Chips, sanctions and a crowded market
Part of the story is geopolitical. U.S. curbs on access to the most advanced Nvidia accelerators have pushed Chinese cloud and AI vendors to accelerate domestic chip programs. Huawei has answered with Ascend and broader software toolchains (Kunpeng, CANN and related toolkits), and it points to growing developer traction and patents as proof of long‑term competitiveness.
Still, in the near term, U.S. tools and chips remain widely seen as market leaders for many generative AI workloads. That has helped rivals — both established cloud providers and fast‑moving entrants — expand quickly, leaving Huawei to fight both a technology catch‑up battle and a fierce domestic competition for cloud customers.
Phones cooled, cars warmed
Huawei’s consumer business — smartphones and related devices — eked out only 1.6% revenue growth to CNY344.5 billion. The company remains a top smartphone shipper in China, but it ceded late‑cycle momentum to Apple after the newer iPhone refreshes, a trend visible across the market as premium device cycles re‑accelerate. Apple’s product cadence (and forthcoming foldable/flagship cycles) has shifted some demand dynamics for premium buyers—an environment Huawei must navigate while it rebuilds supply and software ecosystems. See more on Apple’s timeline for foldables and upcoming flagship leaks in our coverage of the iPhone Fold’s shipment timing and recent iPhone 18 leaks.
If phones cooled, the intelligent automotive solutions business did not. That unit surged 72.1% to CNY45.0 billion in 2025, driven by in‑car software, driver assistance platforms and components shipped into partner vehicles. Huawei calls out millions of intelligent automotive components shipped and an expanding partner network — and that growth helped lift overall profits even as other segments softened.

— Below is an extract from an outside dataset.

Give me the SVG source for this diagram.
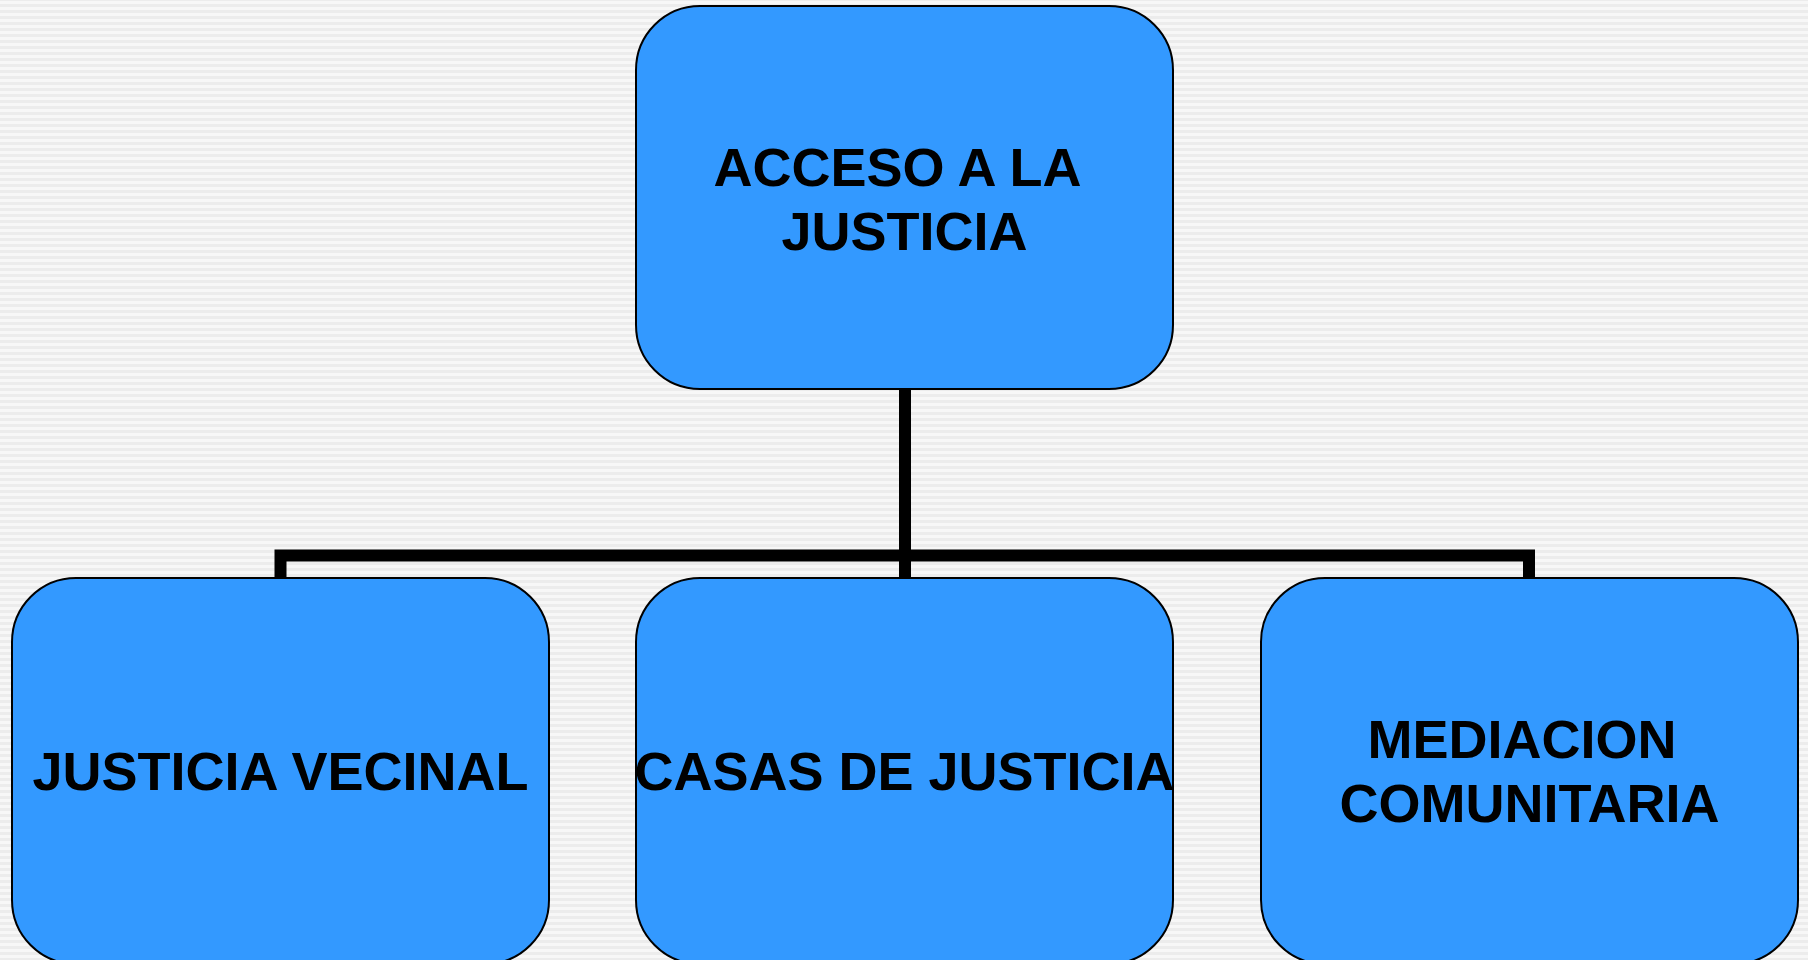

The auto push also echoes broader industry shifts; as software and connectivity move into cars, the business model and margin profile look quite different from smartphones. For context on how software is reshaping automotive platforms, see our piece on Android Automotive’s broader changes.
What the report signals about Huawei’s path
Huawei’s annual report reads like a company positioning for a long race rather than a sprint. It boasts scale — 34 cloud regions, 101 availability zones, tens of millions of endpoints on HarmonyOS, and hundreds of billions invested in R&D over the past decade — and it leans into openness: developer toolkits, partner ecosystems and industry‑focused AI deployments.
But the near term shows trade‑offs. Heavy R&D and a domestic push for chip independence are strategic wins if they translate into software ecosystems and repeatable commercial demand. For now, they’re expensive insurance: necessary, expensive, and slow to pay back. Meanwhile, competitive smartphone cycles (and Apple’s late 2025 momentum) trimmed consumer growth, and global cloud peers expanded faster in a hot market.
Huawei’s story into 2026 will be about execution: converting chip and software investments into cloud customers beyond internal deployments, sustaining momentum in automotive and digital power, and keeping consumer devices attractive in a premium market that remains intensely competitive.
There’s patience baked into the math — and a lot riding on whether the company’s massive R&D outlay becomes a multiplier or just a cost base that keeps growth muted for another year.